Tracking transit’s recovery: Exploring ridership shifts in Chicago during and after the COVID-19 pandemic

5/26/2026 Kent Reel

When COVID-19 caused transit ridership to drop sharply across the Chicago region, agencies faced urgent questions: How would COVID-19 affect transit services? Should agencies continue operating buses and trains with far fewer riders, or reduce service and risk cutting off people who depended on transit most? And how long would it take for transit ridership to bounce back from the COVID-19 pandemic, if at all?

A research project led by University of Illinois Urbana-Champaign professor Yanfeng Ouyang looks beyond the initial drop to examine causes, how long different factors lasted and what agencies can learn from the experience.

The Illinois Center for Transportation project, conducted with the Illinois Department of Transportation Office of Intermodal Project Implementation, examined pandemic-era ridership across key Chicago-area transportation systems, including Chicago Transit Authority bus and rail, Metra, taxis and transportation network companies such as Uber and Lyft. OIPI’s Manager of Program Support (Planning) Charles Abraham guided this project.

At the center of the study was a challenge: separating the effect of COVID-19 from other factors that influence travel behavior. Researchers analyzed spatiotemporal data on COVID-19 death and infection cases, government stay-home orders, workplace occupancy, gas prices, crime rates, unemployment, fare policies, vaccination trends, socioeconomic characteristics and neighborhood-level demographics.

They used statistical models to estimate what ridership likely would have looked like had the pandemic not occurred. By comparing that business-as-usual estimate with actual ridership, the team could identify the factors most closely associated with ridership losses.

“Essentially, we used a series of data-driven methods to reveal complex interactions among many factors,” Ouyang said. “We analyze the data to try to understand the ridership change over the past 3-4 years of time and use that knowledge to help predict the future.”

Metra ridership change by line, 2019-20 and 2019-22, shown with the CDC/ATSDR Social Vulnerability Index. The maps suggest that the largest ridership losses occurred primarily on lines serving less socially vulnerable areas, while ridership remained more persistent in communities where residents may have fewer transportation alternatives.

One of the study’s findings was that the forces behind ridership loss changed over the phases of the pandemic. Fear of infection played a major role early in the pandemic, but it was not the most lasting factor.

“The first year was about fear, for sure. But we also found, as expected to us, the fear factor actually dies out rather quickly,” Ouyang said.

Over time, longer-term changes in work and commuting patterns became more dominant. Working from home significantly drove down ridership across all transit systems studied. For CTA rail stations and bus lines, workplace occupancy reduction was the most influential factor in explaining ridership loss.

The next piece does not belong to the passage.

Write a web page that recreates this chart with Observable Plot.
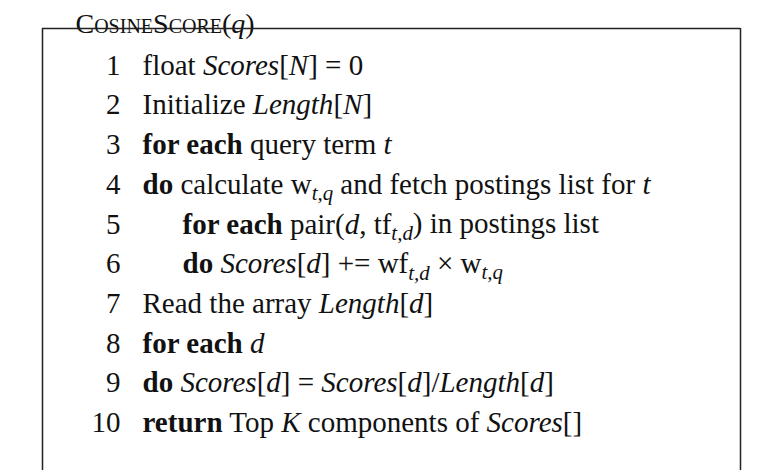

The pandemic’s effects were not evenly distributed across communities. Ridership changes varied by neighborhood, income level, race and type of work, as some riders had access to other options, including driving or working remotely.

That finding has important implications for service planning. Even when overall ridership falls, transit may remain essential for workers and communities that rely on buses and trains for access to jobs, services and daily needs. It also identified successful strategies.

For example, Ouyang’s team found that CTA fare discount programs helped recover about 5-7% of transit ridership, on average, with health and retail workers benefiting most.

For IDOT, RTA and transit operators, the project provides a more detailed picture of how major disruptions affect travel behavior across systems and communities. It also offers lessons for future planning, whether agencies are responding to another public health emergency, adapting to remote work or evaluating the social value of transit service.

“With this knowledge that we have gained, we will be much better informed if something similar happens in the future,” Ouyang said. “We always learn from the past and then use it to help the future, so I hope that’s why our work is useful.”